## [Your instructions]
Filter these entries, keeping only lines that hold the word "this".

## [Records to use]
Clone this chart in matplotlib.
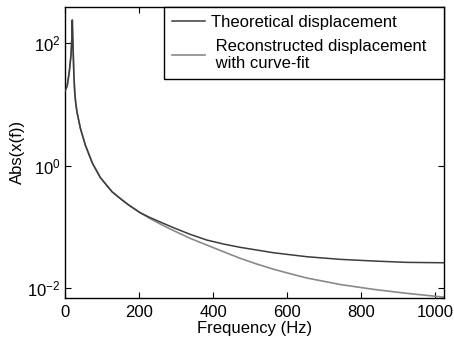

--

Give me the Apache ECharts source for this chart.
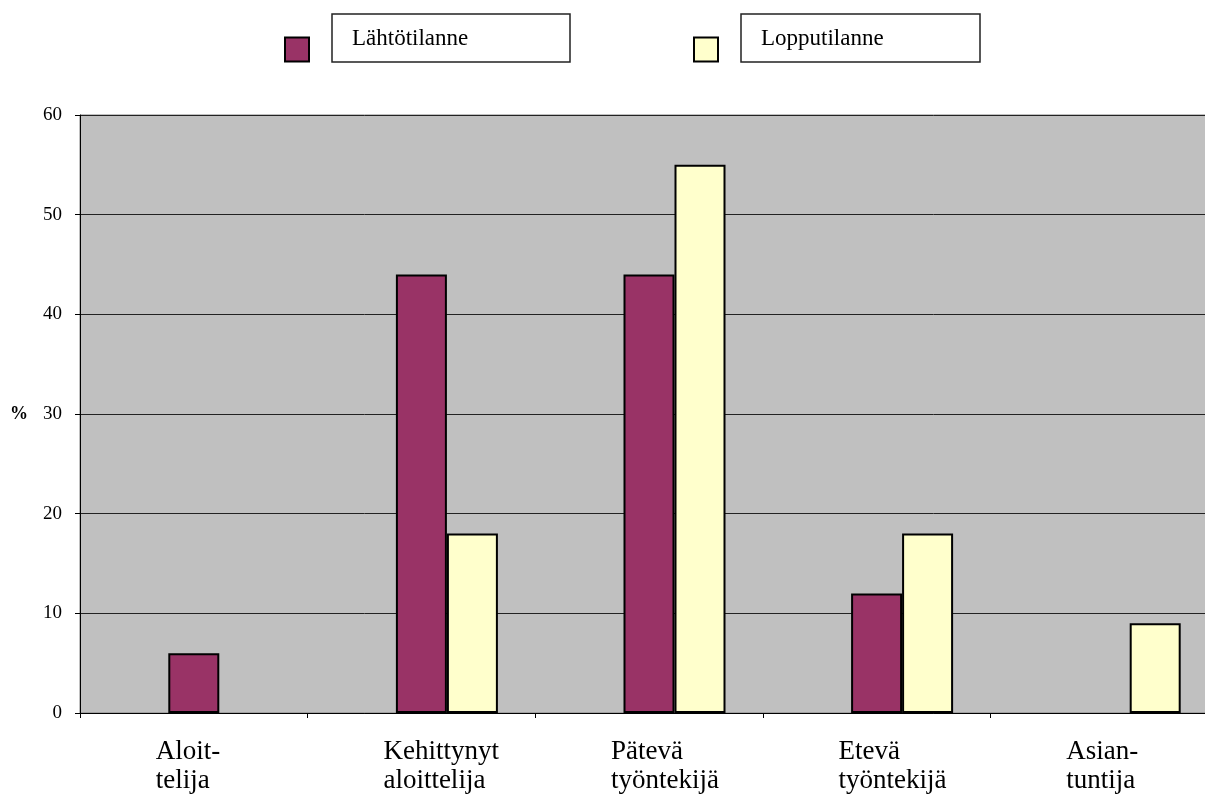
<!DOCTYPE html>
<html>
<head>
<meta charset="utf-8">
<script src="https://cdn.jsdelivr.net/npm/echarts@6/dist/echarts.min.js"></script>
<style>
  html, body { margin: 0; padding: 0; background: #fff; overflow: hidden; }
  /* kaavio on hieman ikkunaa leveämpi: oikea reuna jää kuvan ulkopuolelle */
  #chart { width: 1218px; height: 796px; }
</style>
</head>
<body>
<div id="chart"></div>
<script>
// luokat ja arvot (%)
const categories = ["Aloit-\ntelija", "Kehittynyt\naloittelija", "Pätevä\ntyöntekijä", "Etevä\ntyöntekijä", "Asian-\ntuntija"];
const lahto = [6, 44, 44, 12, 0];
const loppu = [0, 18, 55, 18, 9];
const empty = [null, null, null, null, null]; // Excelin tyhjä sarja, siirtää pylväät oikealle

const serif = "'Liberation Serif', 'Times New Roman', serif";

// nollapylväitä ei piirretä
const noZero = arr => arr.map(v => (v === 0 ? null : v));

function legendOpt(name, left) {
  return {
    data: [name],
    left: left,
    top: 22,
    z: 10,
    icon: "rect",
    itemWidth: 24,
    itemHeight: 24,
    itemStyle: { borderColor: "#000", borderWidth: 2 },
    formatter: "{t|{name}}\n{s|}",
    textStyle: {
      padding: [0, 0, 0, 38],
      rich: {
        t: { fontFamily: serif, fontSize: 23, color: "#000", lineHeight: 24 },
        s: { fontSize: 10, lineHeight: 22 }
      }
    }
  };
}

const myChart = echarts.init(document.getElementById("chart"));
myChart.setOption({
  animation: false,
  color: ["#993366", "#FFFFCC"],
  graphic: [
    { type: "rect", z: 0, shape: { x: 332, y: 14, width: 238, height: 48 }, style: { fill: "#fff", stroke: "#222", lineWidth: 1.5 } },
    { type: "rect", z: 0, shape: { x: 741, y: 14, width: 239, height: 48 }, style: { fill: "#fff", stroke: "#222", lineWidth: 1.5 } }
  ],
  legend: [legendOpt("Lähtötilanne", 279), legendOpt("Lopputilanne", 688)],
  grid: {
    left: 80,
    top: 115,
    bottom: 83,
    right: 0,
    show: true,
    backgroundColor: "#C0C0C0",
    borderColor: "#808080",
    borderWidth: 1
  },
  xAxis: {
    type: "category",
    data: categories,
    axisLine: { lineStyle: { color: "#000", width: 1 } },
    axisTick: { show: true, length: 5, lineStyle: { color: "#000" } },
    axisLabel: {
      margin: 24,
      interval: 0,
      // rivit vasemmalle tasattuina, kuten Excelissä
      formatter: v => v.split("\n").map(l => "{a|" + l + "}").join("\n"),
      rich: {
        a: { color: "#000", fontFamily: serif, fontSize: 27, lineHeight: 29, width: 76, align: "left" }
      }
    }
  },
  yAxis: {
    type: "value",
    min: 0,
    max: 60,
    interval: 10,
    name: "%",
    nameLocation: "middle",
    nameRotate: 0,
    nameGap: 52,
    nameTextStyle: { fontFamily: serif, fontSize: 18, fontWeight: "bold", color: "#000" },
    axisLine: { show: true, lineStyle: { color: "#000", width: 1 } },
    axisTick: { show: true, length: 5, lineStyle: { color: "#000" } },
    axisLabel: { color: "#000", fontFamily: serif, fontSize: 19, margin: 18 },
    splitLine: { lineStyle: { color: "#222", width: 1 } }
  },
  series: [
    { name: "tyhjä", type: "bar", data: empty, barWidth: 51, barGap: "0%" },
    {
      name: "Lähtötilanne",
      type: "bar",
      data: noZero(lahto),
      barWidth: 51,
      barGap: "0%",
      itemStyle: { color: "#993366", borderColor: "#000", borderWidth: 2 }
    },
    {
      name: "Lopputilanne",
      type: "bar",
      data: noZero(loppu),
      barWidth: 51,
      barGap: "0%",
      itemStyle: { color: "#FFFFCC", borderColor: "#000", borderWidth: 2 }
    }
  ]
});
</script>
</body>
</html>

## [Response]
Clone this chart in matplotlib.
Give me the Apache ECharts source for this chart.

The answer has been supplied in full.